## Data provided
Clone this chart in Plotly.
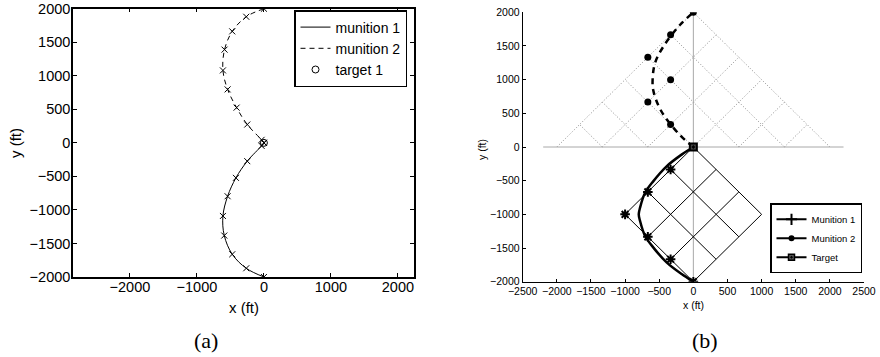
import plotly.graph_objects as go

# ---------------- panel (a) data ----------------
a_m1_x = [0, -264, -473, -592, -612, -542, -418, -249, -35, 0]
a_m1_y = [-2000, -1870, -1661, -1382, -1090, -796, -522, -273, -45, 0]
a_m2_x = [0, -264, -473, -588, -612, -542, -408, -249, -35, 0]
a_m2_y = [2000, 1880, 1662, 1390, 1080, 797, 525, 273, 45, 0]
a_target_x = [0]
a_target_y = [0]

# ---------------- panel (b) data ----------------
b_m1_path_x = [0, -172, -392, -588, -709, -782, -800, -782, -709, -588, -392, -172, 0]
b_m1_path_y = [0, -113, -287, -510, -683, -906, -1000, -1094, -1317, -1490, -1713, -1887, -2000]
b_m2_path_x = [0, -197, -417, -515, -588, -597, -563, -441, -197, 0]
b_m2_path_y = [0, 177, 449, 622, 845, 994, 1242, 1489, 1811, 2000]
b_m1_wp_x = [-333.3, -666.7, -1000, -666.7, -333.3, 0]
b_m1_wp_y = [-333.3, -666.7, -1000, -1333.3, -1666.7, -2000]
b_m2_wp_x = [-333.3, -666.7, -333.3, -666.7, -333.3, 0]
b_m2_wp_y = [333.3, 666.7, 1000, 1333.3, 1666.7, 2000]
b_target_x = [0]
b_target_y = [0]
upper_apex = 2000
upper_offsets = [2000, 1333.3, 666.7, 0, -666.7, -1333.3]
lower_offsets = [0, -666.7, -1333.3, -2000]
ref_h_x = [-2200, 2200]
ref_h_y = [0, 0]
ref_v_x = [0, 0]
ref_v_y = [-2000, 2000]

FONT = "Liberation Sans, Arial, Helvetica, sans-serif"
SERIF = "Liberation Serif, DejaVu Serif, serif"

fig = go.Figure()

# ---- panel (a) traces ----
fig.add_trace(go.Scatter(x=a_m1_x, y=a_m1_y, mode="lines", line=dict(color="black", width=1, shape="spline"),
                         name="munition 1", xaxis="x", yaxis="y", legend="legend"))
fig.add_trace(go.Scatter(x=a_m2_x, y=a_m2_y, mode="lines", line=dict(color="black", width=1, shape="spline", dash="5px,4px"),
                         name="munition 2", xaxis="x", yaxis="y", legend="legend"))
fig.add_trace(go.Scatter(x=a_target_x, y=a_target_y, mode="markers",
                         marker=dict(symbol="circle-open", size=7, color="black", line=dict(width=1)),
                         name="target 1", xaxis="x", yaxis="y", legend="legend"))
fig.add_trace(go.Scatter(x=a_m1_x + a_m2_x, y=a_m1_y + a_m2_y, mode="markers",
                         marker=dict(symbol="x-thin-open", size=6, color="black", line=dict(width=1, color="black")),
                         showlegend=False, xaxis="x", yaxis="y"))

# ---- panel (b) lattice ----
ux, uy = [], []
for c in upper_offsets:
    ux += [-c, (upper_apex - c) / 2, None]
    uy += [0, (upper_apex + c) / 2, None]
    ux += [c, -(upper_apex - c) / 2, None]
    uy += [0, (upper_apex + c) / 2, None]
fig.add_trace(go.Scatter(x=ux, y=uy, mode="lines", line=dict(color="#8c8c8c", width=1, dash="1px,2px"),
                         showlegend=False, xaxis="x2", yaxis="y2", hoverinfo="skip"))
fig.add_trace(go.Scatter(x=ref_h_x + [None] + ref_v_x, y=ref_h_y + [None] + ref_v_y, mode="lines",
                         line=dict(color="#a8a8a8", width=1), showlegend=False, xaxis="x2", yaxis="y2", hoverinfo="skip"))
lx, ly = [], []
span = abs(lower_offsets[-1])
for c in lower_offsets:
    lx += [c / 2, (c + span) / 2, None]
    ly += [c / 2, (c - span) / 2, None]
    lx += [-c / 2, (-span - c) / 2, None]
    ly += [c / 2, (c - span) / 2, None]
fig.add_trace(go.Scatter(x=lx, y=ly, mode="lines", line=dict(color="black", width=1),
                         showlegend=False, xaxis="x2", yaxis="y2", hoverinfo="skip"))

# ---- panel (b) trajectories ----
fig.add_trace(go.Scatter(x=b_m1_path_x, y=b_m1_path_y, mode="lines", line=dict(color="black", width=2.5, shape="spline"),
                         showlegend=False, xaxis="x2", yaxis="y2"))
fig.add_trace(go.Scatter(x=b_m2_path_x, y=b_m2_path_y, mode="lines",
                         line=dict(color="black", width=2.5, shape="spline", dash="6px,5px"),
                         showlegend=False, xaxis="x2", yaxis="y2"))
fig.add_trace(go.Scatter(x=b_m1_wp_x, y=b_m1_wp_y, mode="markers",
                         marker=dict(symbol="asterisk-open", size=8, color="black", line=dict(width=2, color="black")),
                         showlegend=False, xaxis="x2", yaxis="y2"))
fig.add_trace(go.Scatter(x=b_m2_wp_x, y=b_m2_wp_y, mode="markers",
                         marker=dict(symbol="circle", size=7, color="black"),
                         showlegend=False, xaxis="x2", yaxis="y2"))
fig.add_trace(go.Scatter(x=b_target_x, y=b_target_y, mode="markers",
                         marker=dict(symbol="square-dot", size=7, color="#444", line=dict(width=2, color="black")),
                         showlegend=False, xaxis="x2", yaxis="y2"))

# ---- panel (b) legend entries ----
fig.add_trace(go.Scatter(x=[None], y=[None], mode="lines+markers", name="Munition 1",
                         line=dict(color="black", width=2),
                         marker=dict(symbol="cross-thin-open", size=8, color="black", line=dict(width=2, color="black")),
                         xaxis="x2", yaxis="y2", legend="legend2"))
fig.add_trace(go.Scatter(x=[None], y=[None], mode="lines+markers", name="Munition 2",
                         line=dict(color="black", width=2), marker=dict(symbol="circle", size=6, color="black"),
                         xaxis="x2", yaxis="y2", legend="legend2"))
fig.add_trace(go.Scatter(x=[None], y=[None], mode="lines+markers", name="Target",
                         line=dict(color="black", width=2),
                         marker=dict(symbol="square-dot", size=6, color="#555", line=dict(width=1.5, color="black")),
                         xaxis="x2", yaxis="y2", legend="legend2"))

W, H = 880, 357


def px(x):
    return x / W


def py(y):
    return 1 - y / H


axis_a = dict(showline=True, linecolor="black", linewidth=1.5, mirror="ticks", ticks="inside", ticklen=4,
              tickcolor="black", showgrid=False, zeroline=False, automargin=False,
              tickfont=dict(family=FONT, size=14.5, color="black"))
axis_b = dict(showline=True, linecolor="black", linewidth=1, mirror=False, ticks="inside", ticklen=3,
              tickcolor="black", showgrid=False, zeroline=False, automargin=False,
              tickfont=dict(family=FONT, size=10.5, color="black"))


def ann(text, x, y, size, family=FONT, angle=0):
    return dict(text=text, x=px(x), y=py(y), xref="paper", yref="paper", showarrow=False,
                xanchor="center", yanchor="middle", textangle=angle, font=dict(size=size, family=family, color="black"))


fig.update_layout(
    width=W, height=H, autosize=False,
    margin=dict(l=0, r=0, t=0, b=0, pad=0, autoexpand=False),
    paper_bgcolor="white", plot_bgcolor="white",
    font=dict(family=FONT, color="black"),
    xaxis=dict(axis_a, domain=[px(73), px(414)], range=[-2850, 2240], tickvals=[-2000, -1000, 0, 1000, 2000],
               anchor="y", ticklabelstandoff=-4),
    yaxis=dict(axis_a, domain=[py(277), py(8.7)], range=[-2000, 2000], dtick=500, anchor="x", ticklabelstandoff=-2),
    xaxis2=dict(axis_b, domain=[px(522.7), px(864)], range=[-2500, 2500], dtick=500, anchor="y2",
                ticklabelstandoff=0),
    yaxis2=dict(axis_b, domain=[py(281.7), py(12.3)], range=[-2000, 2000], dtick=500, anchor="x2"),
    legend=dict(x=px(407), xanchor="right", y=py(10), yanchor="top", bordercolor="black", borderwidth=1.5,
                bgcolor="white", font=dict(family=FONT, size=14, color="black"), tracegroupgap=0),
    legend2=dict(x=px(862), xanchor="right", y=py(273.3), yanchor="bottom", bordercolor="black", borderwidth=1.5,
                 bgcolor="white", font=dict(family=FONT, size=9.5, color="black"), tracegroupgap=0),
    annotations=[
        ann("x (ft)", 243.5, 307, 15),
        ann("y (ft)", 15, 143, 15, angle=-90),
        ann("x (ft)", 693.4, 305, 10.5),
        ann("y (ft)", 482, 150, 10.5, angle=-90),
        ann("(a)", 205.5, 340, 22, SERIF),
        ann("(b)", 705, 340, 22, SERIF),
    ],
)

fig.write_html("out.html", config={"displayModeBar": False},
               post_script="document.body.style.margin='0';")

* * *

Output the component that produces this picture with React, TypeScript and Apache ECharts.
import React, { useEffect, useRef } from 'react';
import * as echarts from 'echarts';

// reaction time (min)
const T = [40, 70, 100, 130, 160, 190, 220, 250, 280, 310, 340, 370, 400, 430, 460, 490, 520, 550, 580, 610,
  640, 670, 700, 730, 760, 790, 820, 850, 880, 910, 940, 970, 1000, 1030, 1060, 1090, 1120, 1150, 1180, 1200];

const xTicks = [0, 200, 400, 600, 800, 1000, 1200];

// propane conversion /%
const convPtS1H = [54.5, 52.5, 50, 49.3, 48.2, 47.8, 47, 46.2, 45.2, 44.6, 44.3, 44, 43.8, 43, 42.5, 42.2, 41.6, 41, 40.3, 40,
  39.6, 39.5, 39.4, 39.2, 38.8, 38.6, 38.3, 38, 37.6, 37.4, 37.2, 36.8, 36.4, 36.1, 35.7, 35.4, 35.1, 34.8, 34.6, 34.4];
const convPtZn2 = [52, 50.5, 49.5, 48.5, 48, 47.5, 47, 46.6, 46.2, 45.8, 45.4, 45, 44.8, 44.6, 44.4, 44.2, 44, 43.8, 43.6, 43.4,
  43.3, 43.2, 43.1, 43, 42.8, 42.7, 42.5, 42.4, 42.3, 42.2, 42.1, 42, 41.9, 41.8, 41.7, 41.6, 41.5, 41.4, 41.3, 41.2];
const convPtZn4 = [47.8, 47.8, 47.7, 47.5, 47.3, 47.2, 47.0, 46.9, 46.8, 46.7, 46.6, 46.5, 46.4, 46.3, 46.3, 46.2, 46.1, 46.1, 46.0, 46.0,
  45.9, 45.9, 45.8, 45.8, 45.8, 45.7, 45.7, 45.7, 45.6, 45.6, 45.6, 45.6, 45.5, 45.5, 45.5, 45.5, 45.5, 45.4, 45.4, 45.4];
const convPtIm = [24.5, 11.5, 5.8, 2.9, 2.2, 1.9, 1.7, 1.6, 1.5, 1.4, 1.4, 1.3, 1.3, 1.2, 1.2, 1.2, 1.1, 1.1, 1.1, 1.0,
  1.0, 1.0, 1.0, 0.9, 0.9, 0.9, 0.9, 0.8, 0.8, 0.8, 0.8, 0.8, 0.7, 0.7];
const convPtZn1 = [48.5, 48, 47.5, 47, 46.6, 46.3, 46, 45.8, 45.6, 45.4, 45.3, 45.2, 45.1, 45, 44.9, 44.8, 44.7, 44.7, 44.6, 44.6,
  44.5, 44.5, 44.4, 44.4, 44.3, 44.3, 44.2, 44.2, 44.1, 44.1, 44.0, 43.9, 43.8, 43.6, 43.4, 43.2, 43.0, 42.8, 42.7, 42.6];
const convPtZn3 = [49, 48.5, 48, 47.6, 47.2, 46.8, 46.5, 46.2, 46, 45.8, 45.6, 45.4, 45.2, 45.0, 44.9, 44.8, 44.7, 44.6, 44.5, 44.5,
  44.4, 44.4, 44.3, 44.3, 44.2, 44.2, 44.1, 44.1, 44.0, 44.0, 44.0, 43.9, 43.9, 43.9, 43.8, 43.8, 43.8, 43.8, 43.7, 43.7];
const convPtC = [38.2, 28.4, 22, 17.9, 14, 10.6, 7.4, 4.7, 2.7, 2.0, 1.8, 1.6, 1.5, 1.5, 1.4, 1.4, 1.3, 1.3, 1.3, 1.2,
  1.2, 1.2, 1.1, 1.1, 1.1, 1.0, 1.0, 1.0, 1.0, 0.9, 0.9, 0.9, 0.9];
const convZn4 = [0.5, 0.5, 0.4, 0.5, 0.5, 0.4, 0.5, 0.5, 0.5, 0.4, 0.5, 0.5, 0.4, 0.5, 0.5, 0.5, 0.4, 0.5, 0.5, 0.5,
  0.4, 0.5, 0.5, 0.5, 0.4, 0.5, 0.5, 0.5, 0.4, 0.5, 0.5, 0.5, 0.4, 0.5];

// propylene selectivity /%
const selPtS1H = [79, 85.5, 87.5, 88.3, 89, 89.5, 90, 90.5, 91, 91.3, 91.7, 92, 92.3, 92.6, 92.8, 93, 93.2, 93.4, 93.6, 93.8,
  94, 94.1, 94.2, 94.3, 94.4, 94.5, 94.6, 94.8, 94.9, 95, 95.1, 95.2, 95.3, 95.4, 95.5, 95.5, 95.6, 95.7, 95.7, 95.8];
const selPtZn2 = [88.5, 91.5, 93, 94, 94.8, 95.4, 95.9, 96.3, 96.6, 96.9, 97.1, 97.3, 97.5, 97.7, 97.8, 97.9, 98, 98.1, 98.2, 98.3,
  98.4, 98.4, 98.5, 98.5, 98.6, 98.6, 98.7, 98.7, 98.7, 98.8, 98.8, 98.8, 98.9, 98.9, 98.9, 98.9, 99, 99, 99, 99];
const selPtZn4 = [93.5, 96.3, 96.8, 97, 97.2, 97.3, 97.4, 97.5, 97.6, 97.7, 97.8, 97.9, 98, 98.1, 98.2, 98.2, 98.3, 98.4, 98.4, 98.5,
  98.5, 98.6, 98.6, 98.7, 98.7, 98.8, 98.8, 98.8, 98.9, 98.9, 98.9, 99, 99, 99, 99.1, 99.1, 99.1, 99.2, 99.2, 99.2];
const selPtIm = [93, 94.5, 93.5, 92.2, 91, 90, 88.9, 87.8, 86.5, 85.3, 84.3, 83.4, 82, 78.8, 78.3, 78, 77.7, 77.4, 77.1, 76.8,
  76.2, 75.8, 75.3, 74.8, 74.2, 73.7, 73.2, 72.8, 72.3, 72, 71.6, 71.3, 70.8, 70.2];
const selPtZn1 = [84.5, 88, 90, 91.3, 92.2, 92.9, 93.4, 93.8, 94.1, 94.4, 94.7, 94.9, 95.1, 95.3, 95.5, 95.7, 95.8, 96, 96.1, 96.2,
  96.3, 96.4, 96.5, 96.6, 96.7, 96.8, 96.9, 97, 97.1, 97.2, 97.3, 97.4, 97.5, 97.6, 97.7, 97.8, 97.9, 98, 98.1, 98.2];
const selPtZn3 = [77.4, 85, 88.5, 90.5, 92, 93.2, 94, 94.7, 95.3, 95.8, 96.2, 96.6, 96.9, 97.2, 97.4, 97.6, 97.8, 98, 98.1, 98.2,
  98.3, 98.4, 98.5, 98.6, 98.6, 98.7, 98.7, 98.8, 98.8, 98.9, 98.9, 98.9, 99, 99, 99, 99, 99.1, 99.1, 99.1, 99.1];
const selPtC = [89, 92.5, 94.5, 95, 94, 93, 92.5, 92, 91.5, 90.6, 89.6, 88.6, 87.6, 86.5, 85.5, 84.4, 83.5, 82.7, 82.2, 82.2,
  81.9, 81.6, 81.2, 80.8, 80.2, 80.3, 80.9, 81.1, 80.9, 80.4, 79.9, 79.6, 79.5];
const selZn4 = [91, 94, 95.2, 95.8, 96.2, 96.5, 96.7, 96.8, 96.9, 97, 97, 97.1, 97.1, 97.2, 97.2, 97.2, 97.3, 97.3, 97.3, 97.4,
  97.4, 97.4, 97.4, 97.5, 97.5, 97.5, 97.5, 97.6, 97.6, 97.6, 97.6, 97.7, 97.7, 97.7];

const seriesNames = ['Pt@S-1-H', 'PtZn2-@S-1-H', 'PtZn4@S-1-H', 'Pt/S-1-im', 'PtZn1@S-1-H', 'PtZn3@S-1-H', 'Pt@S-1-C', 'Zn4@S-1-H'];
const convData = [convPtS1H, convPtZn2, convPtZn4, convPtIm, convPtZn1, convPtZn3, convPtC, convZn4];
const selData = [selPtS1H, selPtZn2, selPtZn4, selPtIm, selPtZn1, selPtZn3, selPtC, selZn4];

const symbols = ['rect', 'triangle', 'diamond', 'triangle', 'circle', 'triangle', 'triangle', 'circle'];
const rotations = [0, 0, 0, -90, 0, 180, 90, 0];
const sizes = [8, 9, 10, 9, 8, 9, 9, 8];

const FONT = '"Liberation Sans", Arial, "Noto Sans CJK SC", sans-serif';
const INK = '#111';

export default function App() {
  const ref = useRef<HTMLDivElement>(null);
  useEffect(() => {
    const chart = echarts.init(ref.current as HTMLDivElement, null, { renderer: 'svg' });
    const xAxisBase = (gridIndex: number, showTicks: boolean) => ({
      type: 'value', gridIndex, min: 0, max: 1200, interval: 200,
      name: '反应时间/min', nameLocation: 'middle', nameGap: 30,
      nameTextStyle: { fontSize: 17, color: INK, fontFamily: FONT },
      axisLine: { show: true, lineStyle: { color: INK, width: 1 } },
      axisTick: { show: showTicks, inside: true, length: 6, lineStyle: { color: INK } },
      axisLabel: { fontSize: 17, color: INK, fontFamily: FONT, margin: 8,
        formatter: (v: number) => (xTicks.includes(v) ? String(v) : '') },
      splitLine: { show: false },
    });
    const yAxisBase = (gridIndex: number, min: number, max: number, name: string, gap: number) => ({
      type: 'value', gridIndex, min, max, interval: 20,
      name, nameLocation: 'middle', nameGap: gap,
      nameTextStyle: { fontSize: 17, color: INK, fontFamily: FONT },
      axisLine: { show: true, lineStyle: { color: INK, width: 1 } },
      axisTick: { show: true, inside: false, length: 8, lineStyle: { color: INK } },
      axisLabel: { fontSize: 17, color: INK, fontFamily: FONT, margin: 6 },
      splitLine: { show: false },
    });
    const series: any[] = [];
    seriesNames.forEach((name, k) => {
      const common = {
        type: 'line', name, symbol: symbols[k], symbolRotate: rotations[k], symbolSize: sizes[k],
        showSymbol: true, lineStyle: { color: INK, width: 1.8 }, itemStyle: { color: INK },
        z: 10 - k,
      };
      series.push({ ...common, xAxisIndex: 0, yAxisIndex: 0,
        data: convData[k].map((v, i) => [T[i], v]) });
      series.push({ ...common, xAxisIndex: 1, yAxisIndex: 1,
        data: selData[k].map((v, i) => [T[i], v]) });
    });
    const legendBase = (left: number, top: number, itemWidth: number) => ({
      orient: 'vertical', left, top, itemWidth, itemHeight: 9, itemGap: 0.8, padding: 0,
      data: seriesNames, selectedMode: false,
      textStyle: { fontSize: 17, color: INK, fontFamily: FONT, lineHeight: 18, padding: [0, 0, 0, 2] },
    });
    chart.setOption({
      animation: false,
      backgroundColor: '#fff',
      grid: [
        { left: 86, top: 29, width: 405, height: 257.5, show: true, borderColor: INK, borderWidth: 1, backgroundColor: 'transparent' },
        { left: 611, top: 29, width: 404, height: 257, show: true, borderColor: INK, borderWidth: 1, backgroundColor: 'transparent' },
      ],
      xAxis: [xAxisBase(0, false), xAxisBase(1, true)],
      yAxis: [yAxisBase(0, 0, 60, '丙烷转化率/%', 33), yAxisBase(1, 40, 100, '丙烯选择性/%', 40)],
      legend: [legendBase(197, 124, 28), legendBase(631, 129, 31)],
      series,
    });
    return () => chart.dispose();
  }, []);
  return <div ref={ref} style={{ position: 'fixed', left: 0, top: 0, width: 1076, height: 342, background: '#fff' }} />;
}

...

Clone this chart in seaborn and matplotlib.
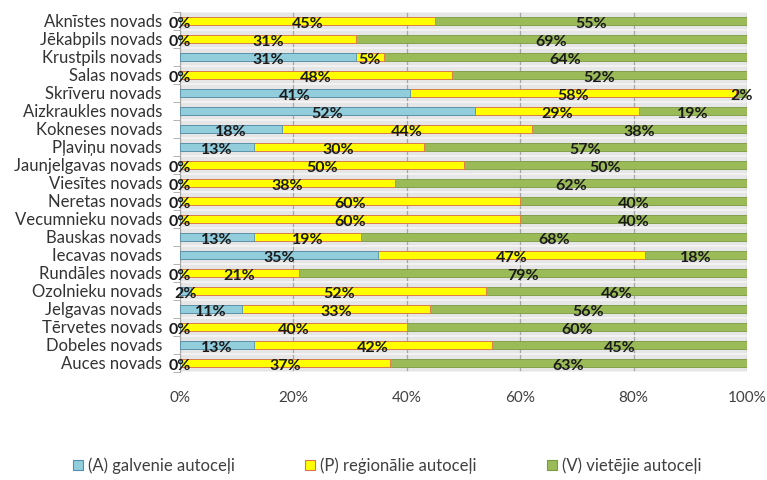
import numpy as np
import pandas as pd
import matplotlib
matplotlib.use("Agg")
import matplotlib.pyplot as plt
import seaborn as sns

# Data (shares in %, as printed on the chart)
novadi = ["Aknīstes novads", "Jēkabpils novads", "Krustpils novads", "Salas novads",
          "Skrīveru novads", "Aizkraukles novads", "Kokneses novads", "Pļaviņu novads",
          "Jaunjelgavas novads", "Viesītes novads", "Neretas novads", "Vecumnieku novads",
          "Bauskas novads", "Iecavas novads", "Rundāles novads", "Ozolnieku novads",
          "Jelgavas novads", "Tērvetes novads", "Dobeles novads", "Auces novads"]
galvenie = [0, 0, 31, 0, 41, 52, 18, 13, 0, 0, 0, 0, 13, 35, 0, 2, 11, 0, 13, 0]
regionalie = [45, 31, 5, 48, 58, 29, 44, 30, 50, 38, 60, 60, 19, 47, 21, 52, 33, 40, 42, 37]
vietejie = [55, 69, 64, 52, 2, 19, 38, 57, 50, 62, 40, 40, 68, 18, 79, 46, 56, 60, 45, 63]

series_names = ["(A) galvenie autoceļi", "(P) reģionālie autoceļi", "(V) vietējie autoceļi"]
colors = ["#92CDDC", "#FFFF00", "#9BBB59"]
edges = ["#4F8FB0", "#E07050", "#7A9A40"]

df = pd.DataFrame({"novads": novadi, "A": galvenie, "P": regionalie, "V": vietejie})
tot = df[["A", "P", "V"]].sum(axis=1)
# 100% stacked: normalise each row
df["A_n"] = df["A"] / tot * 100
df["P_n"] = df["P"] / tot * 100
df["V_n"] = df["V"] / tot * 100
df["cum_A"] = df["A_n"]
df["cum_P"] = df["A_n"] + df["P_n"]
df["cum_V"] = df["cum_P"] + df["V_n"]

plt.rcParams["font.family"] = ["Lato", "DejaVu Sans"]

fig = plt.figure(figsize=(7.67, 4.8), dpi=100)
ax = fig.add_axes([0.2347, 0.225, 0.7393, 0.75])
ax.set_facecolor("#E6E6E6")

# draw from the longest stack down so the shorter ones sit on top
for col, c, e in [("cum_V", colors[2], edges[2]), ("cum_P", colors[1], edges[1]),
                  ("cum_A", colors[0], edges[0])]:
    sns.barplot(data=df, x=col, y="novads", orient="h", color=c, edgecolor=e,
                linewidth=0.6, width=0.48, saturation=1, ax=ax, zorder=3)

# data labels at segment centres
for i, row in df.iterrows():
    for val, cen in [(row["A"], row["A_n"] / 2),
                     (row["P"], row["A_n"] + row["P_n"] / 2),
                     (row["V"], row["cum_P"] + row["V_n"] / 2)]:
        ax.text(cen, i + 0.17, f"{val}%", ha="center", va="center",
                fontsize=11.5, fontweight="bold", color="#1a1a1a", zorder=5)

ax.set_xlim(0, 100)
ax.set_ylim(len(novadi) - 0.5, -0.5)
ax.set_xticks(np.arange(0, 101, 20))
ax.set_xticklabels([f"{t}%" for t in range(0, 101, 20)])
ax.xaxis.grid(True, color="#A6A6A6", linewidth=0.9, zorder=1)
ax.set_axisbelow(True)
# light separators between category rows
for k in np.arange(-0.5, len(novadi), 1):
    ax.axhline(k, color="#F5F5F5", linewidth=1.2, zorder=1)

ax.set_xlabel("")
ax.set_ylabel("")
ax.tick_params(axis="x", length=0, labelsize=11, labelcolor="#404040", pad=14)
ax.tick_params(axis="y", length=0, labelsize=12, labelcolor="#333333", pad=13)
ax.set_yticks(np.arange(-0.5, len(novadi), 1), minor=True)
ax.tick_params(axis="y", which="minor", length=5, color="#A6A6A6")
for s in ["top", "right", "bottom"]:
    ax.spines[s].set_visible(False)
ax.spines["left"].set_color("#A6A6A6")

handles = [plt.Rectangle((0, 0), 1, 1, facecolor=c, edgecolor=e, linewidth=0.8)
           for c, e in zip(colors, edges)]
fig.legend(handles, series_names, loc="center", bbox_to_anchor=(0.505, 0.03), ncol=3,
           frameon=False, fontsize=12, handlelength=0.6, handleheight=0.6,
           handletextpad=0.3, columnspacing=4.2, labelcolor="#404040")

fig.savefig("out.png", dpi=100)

## Short problem
Return exactly the lines above from the line that has "Output the component" through the line that has "const xTicks = [0, 200, 400, 600, 800, 1000, 1200];", inclusive, and nothing else.

## Written reply
Output the component that produces this picture with React, TypeScript and Apache ECharts.
import React, { useEffect, useRef } from 'react';
import * as echarts from 'echarts';

// reaction time (min)
const T = [40, 70, 100, 130, 160, 190, 220, 250, 280, 310, 340, 370, 400, 430, 460, 490, 520, 550, 580, 610,
  640, 670, 700, 730, 760, 790, 820, 850, 880, 910, 940, 970, 1000, 1030, 1060, 1090, 1120, 1150, 1180, 1200];

const xTicks = [0, 200, 400, 600, 800, 1000, 1200];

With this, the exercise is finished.